Queste persone, questi venditori, hanno alle loro spalle una vita che noi occidentali non riusciamo nemmeno ad immaginare. Abitano negli slum delle varie metropoli indiane, solitamente lavorano per un boss che li gestisce in tutto e per tutto, praticamente sono sua proprietà. Ci sarebbe da scrivere molto su questi argomenti.

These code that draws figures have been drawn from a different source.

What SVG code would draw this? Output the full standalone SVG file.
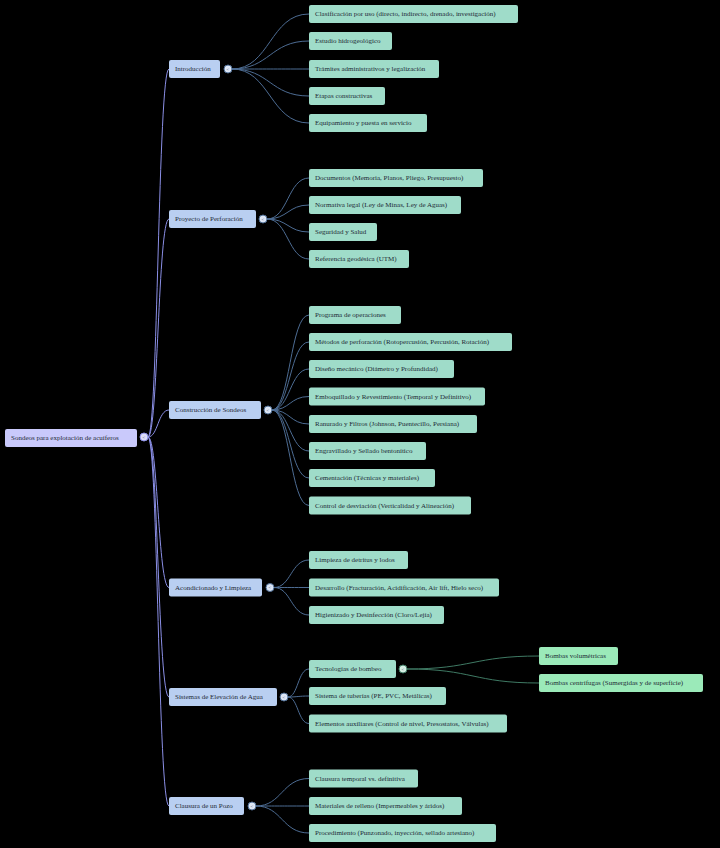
<svg xmlns="http://www.w3.org/2000/svg" width="720" height="848" viewBox="0 0 720 848">
<style>
.bg{fill:#000}
.n0{fill:#c9c9fb}
.n1{fill:#b9cff1}
.n2{fill:#9fdcc9}
.n3{fill:#9beab9}
text{font-family:"Liberation Serif","Times New Roman",serif;font-size:7px;fill:#1e2a36;dominant-baseline:central}
.l0{fill:none;stroke:#8b8fe6;stroke-width:1}
.l1{fill:none;stroke:#4d6c93;stroke-width:1}
.l2{fill:none;stroke:#3f7a64;stroke-width:1}
.c0{fill:#dcdcf8;stroke:#8b8fe6;stroke-width:1}
.c1{fill:#dce6f6;stroke:#4d6c93;stroke-width:1}
.c2{fill:#d4eee4;stroke:#3f7a64;stroke-width:1}
.k{font-size:5px;fill:#556;text-anchor:middle}
</style>
<rect class="bg" x="0" y="0" width="720" height="848"/>
<g id="connectors">
<path class="l0" d="M148,437 C158,437 158,69 169,69"/>
<path class="l0" d="M148,437 C158,437 158,219 169,219"/>
<path class="l0" d="M148,437 C158,437 158,410 169,410"/>
<path class="l0" d="M148,437 C158,437 158,587.5 169,587.5"/>
<path class="l0" d="M148,437 C158,437 158,697 169,697"/>
<path class="l0" d="M148,437 C158,437 158,806 169,806"/>
<path class="l1" d="M232,69 C270,69 270,14 309,14"/>
<path class="l1" d="M232,69 C270,69 270,41 309,41"/>
<path class="l1" d="M232,69 C270,69 270,69 309,69"/>
<path class="l1" d="M232,69 C270,69 270,96 309,96"/>
<path class="l1" d="M232,69 C270,69 270,123 309,123"/>
<path class="l1" d="M267,219 C288,219 288,178 309,178"/>
<path class="l1" d="M267,219 C288,219 288,205 309,205"/>
<path class="l1" d="M267,219 C288,219 288,232 309,232"/>
<path class="l1" d="M267,219 C288,219 288,259 309,259"/>
<path class="l1" d="M272,410 C290,410 290,315 309,315"/>
<path class="l1" d="M272,410 C290,410 290,342 309,342"/>
<path class="l1" d="M272,410 C290,410 290,369 309,369"/>
<path class="l1" d="M272,410 C290,410 290,396.5 309,396.5"/>
<path class="l1" d="M272,410 C290,410 290,424 309,424"/>
<path class="l1" d="M272,410 C290,410 290,451 309,451"/>
<path class="l1" d="M272,410 C290,410 290,478 309,478"/>
<path class="l1" d="M272,410 C290,410 290,505.5 309,505.5"/>
<path class="l1" d="M274,587.5 C291,587.5 291,560 309,560"/>
<path class="l1" d="M274,587.5 C291,587.5 291,587.5 309,587.5"/>
<path class="l1" d="M274,587.5 C291,587.5 291,615 309,615"/>
<path class="l1" d="M288,697 C298,697 298,669 309,669"/>
<path class="l1" d="M288,697 C298,697 298,696 309,696"/>
<path class="l1" d="M288,697 C298,697 298,723.5 309,723.5"/>
<path class="l1" d="M256,806 C282,806 282,778.5 309,778.5"/>
<path class="l1" d="M256,806 C282,806 282,806 309,806"/>
<path class="l1" d="M256,806 C282,806 282,833 309,833"/>
<path class="l2" d="M407,669 C473,669 473,656 539,656"/>
<path class="l2" d="M407,669 C473,669 473,683 539,683"/>
</g>
<g id="root"><rect class="n0" x="5" y="429" width="132" height="18" rx="2"/><text x="11" y="438">Sondeos para explotación de acuíferos</text><circle class="c0" cx="144" cy="437" r="4"/><text class="k" x="144" y="437">&lt;</text></g>
<g id="n-intro"><rect class="n1" x="169" y="60" width="51" height="18" rx="2"/><text x="175" y="69">Introducción</text><circle class="c1" cx="228" cy="69" r="4"/><text class="k" x="228" y="69">&lt;</text></g>
<g id="n-intro-1"><rect class="n2" x="309" y="5" width="209" height="18" rx="2"/><text x="315" y="14">Clasificación por uso (directo, indirecto, drenado, investigación)</text></g>
<g id="n-intro-2"><rect class="n2" x="309" y="32" width="83" height="18" rx="2"/><text x="315" y="41">Estudio hidrogeológico</text></g>
<g id="n-intro-3"><rect class="n2" x="309" y="60" width="130" height="18" rx="2"/><text x="315" y="69">Trámites administrativos y legalización</text></g>
<g id="n-intro-4"><rect class="n2" x="309" y="87" width="76" height="18" rx="2"/><text x="315" y="96">Etapas constructivas</text></g>
<g id="n-intro-5"><rect class="n2" x="309" y="114" width="118" height="18" rx="2"/><text x="315" y="123">Equipamiento y puesta en servicio</text></g>
<g id="n-proy"><rect class="n1" x="169" y="210" width="87" height="18" rx="2"/><text x="175" y="219">Proyecto de Perforación</text><circle class="c1" cx="263" cy="219" r="4"/><text class="k" x="263" y="219">&lt;</text></g>
<g id="n-proy-1"><rect class="n2" x="309" y="169" width="174" height="18" rx="2"/><text x="315" y="178">Documentos (Memoria, Planos, Pliego, Presupuesto)</text></g>
<g id="n-proy-2"><rect class="n2" x="309" y="196" width="152" height="18" rx="2"/><text x="315" y="205">Normativa legal (Ley de Minas, Ley de Aguas)</text></g>
<g id="n-proy-3"><rect class="n2" x="309" y="223" width="68" height="18" rx="2"/><text x="315" y="232">Seguridad y Salud</text></g>
<g id="n-proy-4"><rect class="n2" x="309" y="250" width="100" height="18" rx="2"/><text x="315" y="259">Referencia geodésica (UTM)</text></g>
<g id="n-cons"><rect class="n1" x="169" y="401" width="92" height="18" rx="2"/><text x="175" y="410">Construcción de Sondeos</text><circle class="c1" cx="268" cy="410" r="4"/><text class="k" x="268" y="410">&lt;</text></g>
<g id="n-cons-1"><rect class="n2" x="309" y="306" width="92" height="18" rx="2"/><text x="315" y="315">Programa de operaciones</text></g>
<g id="n-cons-2"><rect class="n2" x="309" y="333" width="203" height="18" rx="2"/><text x="315" y="342">Métodos de perforación (Rotopercusión, Percusión, Rotación)</text></g>
<g id="n-cons-3"><rect class="n2" x="309" y="360" width="145" height="18" rx="2"/><text x="315" y="369">Diseño mecánico (Diámetro y Profundidad)</text></g>
<g id="n-cons-4"><rect class="n2" x="309" y="387.5" width="176" height="18" rx="2"/><text x="315" y="396.5">Emboquillado y Revestimiento (Temporal y Definitivo)</text></g>
<g id="n-cons-5"><rect class="n2" x="309" y="415" width="168" height="18" rx="2"/><text x="315" y="424">Ranurado y Filtros (Johnson, Puentecillo, Persiana)</text></g>
<g id="n-cons-6"><rect class="n2" x="309" y="442" width="117" height="18" rx="2"/><text x="315" y="451">Engravillado y Sellado bentonítico</text></g>
<g id="n-cons-7"><rect class="n2" x="309" y="469" width="126" height="18" rx="2"/><text x="315" y="478">Cementación (Técnicas y materiales)</text></g>
<g id="n-cons-8"><rect class="n2" x="309" y="496.5" width="162" height="18" rx="2"/><text x="315" y="505.5">Control de desviación (Verticalidad y Alineación)</text></g>
<g id="n-acon"><rect class="n1" x="169" y="578.5" width="93" height="18" rx="2"/><text x="175" y="587.5">Acondicionado y Limpieza</text><circle class="c1" cx="270" cy="587.5" r="4"/><text class="k" x="270" y="587.5">&lt;</text></g>
<g id="n-acon-1"><rect class="n2" x="309" y="551" width="99" height="18" rx="2"/><text x="315" y="560">Limpieza de detritus y lodos</text></g>
<g id="n-acon-2"><rect class="n2" x="309" y="578.5" width="190" height="18" rx="2"/><text x="315" y="587.5">Desarrollo (Fracturación, Acidificación, Air lift, Hielo seco)</text></g>
<g id="n-acon-3"><rect class="n2" x="309" y="606" width="135" height="18" rx="2"/><text x="315" y="615">Higienizado y Desinfección (Cloro/Lejía)</text></g>
<g id="n-sist"><rect class="n1" x="169" y="688" width="108" height="18" rx="2"/><text x="175" y="697">Sistemas de Elevación de Agua</text><circle class="c1" cx="284" cy="697" r="4"/><text class="k" x="284" y="697">&lt;</text></g>
<g id="n-sist-1"><rect class="n2" x="309" y="660" width="87" height="18" rx="2"/><text x="315" y="669">Tecnologías de bombeo</text><circle class="c2" cx="403" cy="669" r="4"/><text class="k" x="403" y="669">&lt;</text></g>
<g id="n-sist-1-1"><rect class="n3" x="539" y="647" width="79" height="18" rx="2"/><text x="545" y="656">Bombas volumétricas</text></g>
<g id="n-sist-1-2"><rect class="n3" x="539" y="674" width="164" height="18" rx="2"/><text x="545" y="683">Bombas centrífugas (Sumergidas y de superficie)</text></g>
<g id="n-sist-2"><rect class="n2" x="309" y="687" width="137" height="18" rx="2"/><text x="315" y="696">Sistema de tuberías (PE, PVC, Metálicas)</text></g>
<g id="n-sist-3"><rect class="n2" x="309" y="714.5" width="198" height="18" rx="2"/><text x="315" y="723.5">Elementos auxiliares (Control de nivel, Presostatos, Válvulas)</text></g>
<g id="n-clau"><rect class="n1" x="169" y="797" width="75" height="18" rx="2"/><text x="175" y="806">Clausura de un Pozo</text><circle class="c1" cx="252" cy="806" r="4"/><text class="k" x="252" y="806">&lt;</text></g>
<g id="n-clau-1"><rect class="n2" x="309" y="769.5" width="109" height="18" rx="2"/><text x="315" y="778.5">Clausura temporal vs. definitiva</text></g>
<g id="n-clau-2"><rect class="n2" x="309" y="797" width="153" height="18" rx="2"/><text x="315" y="806">Materiales de relleno (Impermeables y áridos)</text></g>
<g id="n-clau-3"><rect class="n2" x="309" y="824" width="187" height="18" rx="2"/><text x="315" y="833">Procedimiento (Punzonado, inyección, sellado artesiano)</text></g>
</svg>
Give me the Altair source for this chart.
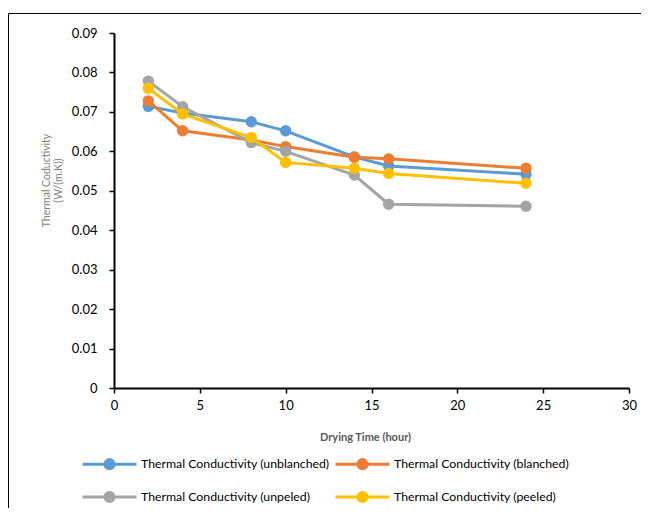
import altair as alt
import pandas as pd

hours = [2, 4, 8, 10, 14, 16, 24]
series_names = [
    "Thermal Conductivity (unblanched)",
    "Thermal Conductivity (blanched)",
    "Thermal Conductivity (unpeled)",
    "Thermal Conductivity (peeled)",
]
unblanched = [0.0714, 0.0697, 0.0675, 0.0652, 0.0586, 0.0563, 0.0542]
blanched = [0.0728, 0.0652, 0.0629, 0.0612, 0.0585, 0.0581, 0.0557]
unpeled = [0.0778, 0.0713, 0.0622, 0.0600, 0.0540, 0.0466, 0.0461]
peeled = [0.0760, 0.0695, 0.0635, 0.0572, 0.0557, 0.0544, 0.0519]
colors = ["#5B9BD5", "#ED7D31", "#A5A5A5", "#FFC000"]

x_ticks = [0, 5, 10, 15, 20, 25, 30]
y_ticks = [0, 0.01, 0.02, 0.03, 0.04, 0.05, 0.06, 0.07, 0.08, 0.09]

rows = []
for name, vals in zip(series_names, [unblanched, blanched, unpeled, peeled]):
    for h, v in zip(hours, vals):
        rows.append({"hour": h, "k": v, "series": name})
df = pd.DataFrame(rows)

FONT = "Lato"

X = alt.X(
    "hour:Q",
    scale=alt.Scale(domain=[0, 30], nice=False),
    axis=alt.Axis(
        values=x_ticks, title="Drying Time (hour)", grid=False,
        titleX=251, titleY=49, titleBaseline="middle", titleAnchor="middle",
        titleFontWeight="bold", titleFontSize=11, titleColor="#595959",
        labelFontSize=13, labelPadding=6, labelFlush=False,
    ),
)
Y = alt.Y(
    "k:Q",
    scale=alt.Scale(domain=[0, 0.09], nice=False),
    axis=alt.Axis(
        values=y_ticks, grid=False,
        title=["Thermal Coductivity", "(W/(m.K))"],
        titleX=-73, titleY=147, titleAngle=-90, titleBaseline="top",
        titleAlign="center", titleFontSize=10.5, titleFontWeight="normal",
        titleColor="#7F7F7F", titleLineHeight=12,
        labelExpr="datum.value == 0 ? '0' : format(datum.value, '.2f')",
        labelFontSize=13, labelPadding=12, labelFlush=False,
    ),
)
color = alt.Color(
    "series:N",
    scale=alt.Scale(domain=series_names, range=colors),
    legend=alt.Legend(
        title=None, orient="none", legendX=-19.5, legendY=416, columns=2,
        direction="horizontal",
        symbolType="M-2,0L2,0M0.34,0A0.34,0.34,0,1,1,-0.34,0A0.34,0.34,0,1,1,0.34,0",
        symbolSize=729, symbolStrokeWidth=3, symbolOffset=0,
        labelOffset=16.5, labelFontSize=12.3, labelColor="#000000",
        rowPadding=7, columnPadding=0, labelLimit=400, padding=0,
    ),
)

layers = []
for name in series_names:
    base = alt.Chart(df).transform_filter(alt.datum.series == name)
    layers.append(base.mark_line(strokeWidth=3).encode(x=X, y=Y, color=color))
    layers.append(base.mark_point(filled=True, size=130, opacity=1).encode(x=X, y=Y, color=color))

frame_data = alt.Data(values=[{"a": 1}])
frame_left = alt.Chart(frame_data).mark_rule(color="#000000", strokeWidth=1).encode(
    x=alt.value(-105.5), y=alt.value(-19.5), y2=alt.value(700))
frame_top = alt.Chart(frame_data).mark_rule(color="#000000", strokeWidth=1).encode(
    y=alt.value(-19.5), x=alt.value(-105.5), x2=alt.value(800))

chart = alt.layer(frame_left, frame_top, *layers).properties(
    width=515, height=355,
    autosize=alt.AutoSizeParams(type="none"),
    padding={"left": 106, "top": 25, "right": 12, "bottom": 120},
).configure_view(stroke=None).configure_axis(
    domainColor="#000000", domainWidth=2, tickColor="#000000", tickWidth=1.5,
    tickSize=5, labelColor="#000000", labelFont=FONT, titleFont=FONT,
).configure_legend(labelFont=FONT)

chart.save("out.html", embed_options={"renderer": "svg", "actions": False})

Senti Tommaso, mi piacciono le nostre conversazioni e sento che ciò di cui stiamo parlando dovrebbero essere argomenti basilari per l’educazione, la crescita e l’evoluzione di ogni essere umano e andrebbero insegnati a partire dalle scuole elementari. Però non possiamo continuare a occupare le pagine di questo sito che ci ospita, dando vita a una saga senza fine. Siamo già alla quarta puntata e abbiamo soltanto scalfitto la superficie. Penso che sarebbe più giusto nei confronti sia dell’editore che dei lettori trattare questi argomenti in un libro. Cosa ne dici?

«Non chiederlo a me, che non ho mai scritto un libro in vita mia. Sei tu lo scribacchino, decidi tu. Per me sta bene, anche se non credo che oggi ci siano tante persone interessate a cercare il senso della vita; li vedo tutti molto occupati a far soldi o a cambiare il mondo, ma senza passare prima da loro stessi.» Si, forse hai ragione, ma non scrivo per cambiare le persone e tantomeno il mondo, ma perché non posso farne a meno. Per cui...proviamoci, scriviamo il libro, anche se non venderà una sola copia o magari non troveremo nemmeno chi ce lo pubblicherà, non importa. Come i tuoi amici mistici ci insegnano, bisogna essere distaccati dal frutto delle nostre azioni.